With subscriber numbers on an ever-rising roll, few doubt that it might reach 120 million subs over this next year. Eighty new films commissioned and a budget for films, series, comedy specials for 2018 of around $7 billion-$8 billion, the impact is going to be considerable. And coming down the line is The Crown, the next series of House of Cards, as well as Stranger Things 2 available in time for Halloween.

While it is ‘true’ that the market seems to love Netflix’s financials, it is worth reading analyst Michael Nathanson’s research for a more measured approach. First, Nathanson agrees that while North American net subs additions of 1.02 million were good, they were below his own expectations, while ‘international’ numbers (up 3.97 million) were again some 172,000 below forecasts.
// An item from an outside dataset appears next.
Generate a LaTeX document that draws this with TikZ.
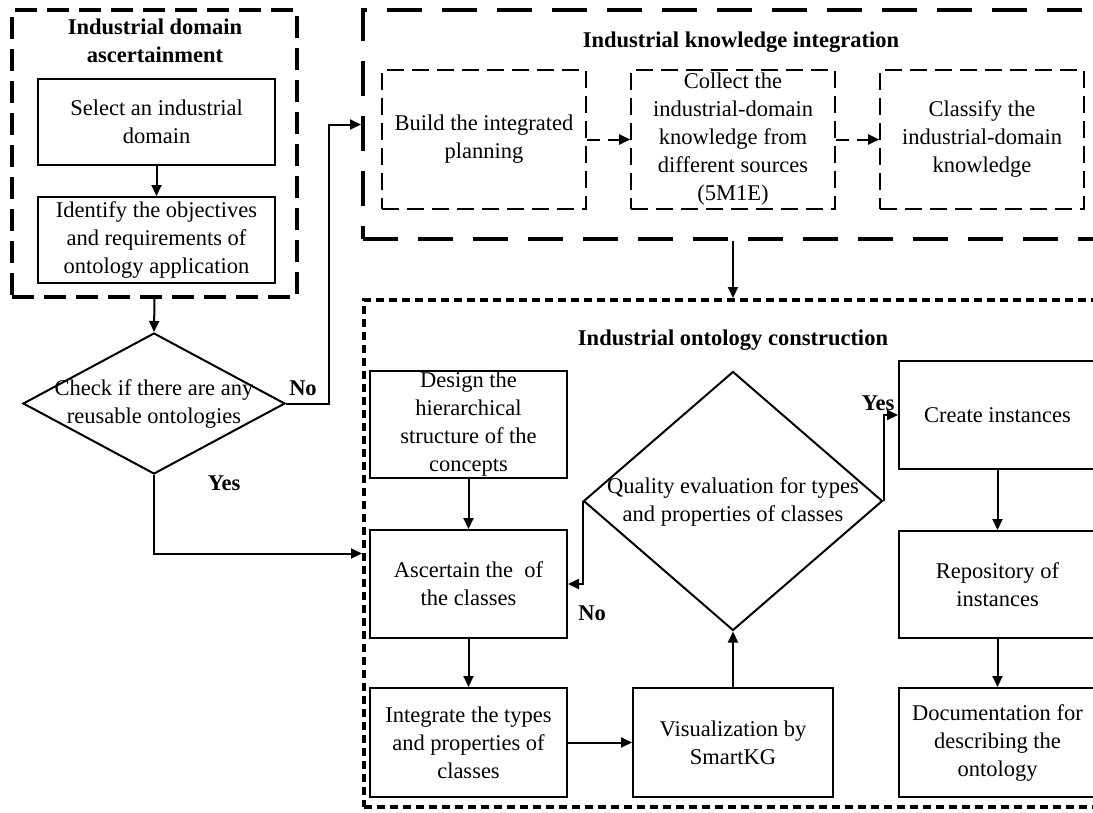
\documentclass[tikz,border=0pt]{standalone}
\usepackage{fontspec}
\setmainfont{Liberation Serif}
\usetikzlibrary{arrows.meta,shapes.geometric}

\begin{document}
\begin{tikzpicture}[x=1pt,y=-1pt,
  txt/.style={font=\fontsize{22.5}{28}\selectfont, align=center, inner sep=0pt},
  ttl/.style={txt, font=\fontsize{22.5}{28}\selectfont\bfseries},
  box/.style={txt, draw, line width=2pt},
  dbox/.style={txt, draw, line width=1.6pt, dash pattern=on 17pt off 8pt},
  dec/.style={draw, diamond, line width=2pt, inner sep=0pt},
  grpA/.style={draw, line width=4pt, dash pattern=on 22pt off 10pt, inner sep=0pt},
  grpB/.style={draw, line width=4pt, dash pattern=on 35pt off 20pt, inner sep=0pt},
  grpC/.style={draw, line width=4pt, dash pattern=on 8pt off 5pt, inner sep=0pt},
  arr/.style={line width=2pt, -{Triangle[length=11pt,width=10pt]}},
  darr/.style={arr, dash pattern=on 13pt off 8pt}
]
\useasboundingbox (0,0) rectangle (1093,812);
\clip (0,0) rectangle (1093,812);
\fill[white] (0,0) rectangle (1093,812);

% ---- industrial domain ascertainment ----
\node[grpA, minimum width=285pt, minimum height=287pt] (Aout) at (154.5,153.5) {};
\node[ttl] (Attl) at (155,41) {Industrial domain\\ascertainment};
\node[box, minimum width=237pt, minimum height=86pt] (A1) at (156.5,122) {Select an industrial\\domain};
\node[box, minimum width=237pt, minimum height=86pt] (A2) at (156.5,240) {Identify the objectives\\and requirements of\\ontology application};

% ---- reuse check ----
\node[dec, minimum width=262pt, minimum height=141pt] (d1) at (154,403.5) {};
\node[txt] (d1t) at (154,404) {Check if there are any\\reusable ontologies};
\node[ttl] (lno1) at (303,388) {No};
\node[ttl] (lyes1) at (224,483) {Yes};

% ---- industrial knowledge integration ----
\node[grpB, minimum width=740pt, minimum height=229pt] (Bout) at (733,124.5) {};
\node[ttl] (Bttl) at (741,42) {Industrial knowledge integration};
\node[dbox, minimum width=204pt, minimum height=139pt] (B1) at (484,139.5) {Build the integrated\\planning};
\node[dbox, minimum width=204pt, minimum height=139pt] (B2) at (733,139.5) {Collect the\\industrial-domain\\knowledge from\\different sources\\(5M1E)};
\node[dbox, minimum width=204pt, minimum height=139pt] (B3) at (982,139.5) {Classify the\\industrial-domain\\knowledge};

% ---- industrial ontology construction ----
\node[grpC, minimum width=738pt, minimum height=507pt] (Cout) at (733,553.5) {};
\node[ttl] (Cttl) at (733,340) {Industrial ontology construction};
\node[box, minimum width=197pt, minimum height=107pt] (C1) at (468.5,424.5) {Design the\\hierarchical\\structure of the\\concepts};
\node[box, minimum width=197pt, minimum height=108pt] (C2) at (468.5,584) {Ascertain the~ of\\the classes};
\node[box, minimum width=197pt, minimum height=109pt] (C3) at (468.5,742.5) {Integrate the types\\and properties of\\classes};
\node[box, minimum width=200pt, minimum height=109pt] (C4) at (733,742.5) {Visualization by\\SmartKG};
\node[dec, minimum width=299pt, minimum height=259pt] (Q) at (733,501) {};
\node[txt] (Qt) at (733,502) {Quality evaluation for types\\and properties of classes};
\node[ttl] (lno2) at (592,613) {No};
\node[ttl] (lyes2) at (878,403) {Yes};
\node[box, minimum width=197pt, minimum height=108pt] (C5) at (997.5,415) {Create instances};
\node[box, minimum width=197pt, minimum height=107pt] (C6) at (997.5,584.5) {Repository of\\instances};
\node[box, minimum width=197pt, minimum height=109pt] (C7) at (997.5,742.5) {Documentation for\\describing the\\ontology};

% ---- connectors ----
\coordinate (nobend) at (329,403.5);
\draw[arr] (A1.south) -- (A2.north);
\draw[arr] (Aout.south) -- (d1.north);
\draw[arr] (d1.east) -- (nobend) |- (Bout.west);
\draw[arr] (d1.south) |- (Cout.west);
\draw[darr] (B1.east) -- (B2.west);
\draw[darr] (B2.east) -- (B3.west);
\draw[arr] (Bout.south) -- (Cout.north);
\draw[arr] (C1.south) -- (C2.north);
\draw[arr] (C2.south) -- (C3.north);
\draw[arr] (C3.east) -- (C4.west);
\draw[arr] (C4.north) -- (Q.south);
\draw[arr] (Q.west) |- (C2.east);
\draw[arr] (Q.east) |- (C5.west);
\draw[arr] (C5.south) -- (C6.north);
\draw[arr] (C6.south) -- (C7.north);
\end{tikzpicture}
\end{document}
In fairness, and with increased competition from Netflix’s aggressive competitors, there are only so many new US subs out there to be captured in an increasingly mature market. But Netflix is expanding internationally, and adding local language titles to its comprehensive roster of established hits.

For 2018 Nathanson is forecasting Revenues for Netflix up 27.9 per cent to around $14.9 billion (and up another 20.5 per cent for 2019 to $18 billion).

The overall Netflix numbers prompted positive responses from a number of other analysts, not least Bank of America which raised its price target for Netflix to an impressive $225 per share. They were not the highest – although there were also lower numbers from some analysts. Cantor Fitzgerald forecast $235 a share.

CEO Hastings, despite selling $20 million-worth of stock back in July still owns 5.8 million shares. You do the math.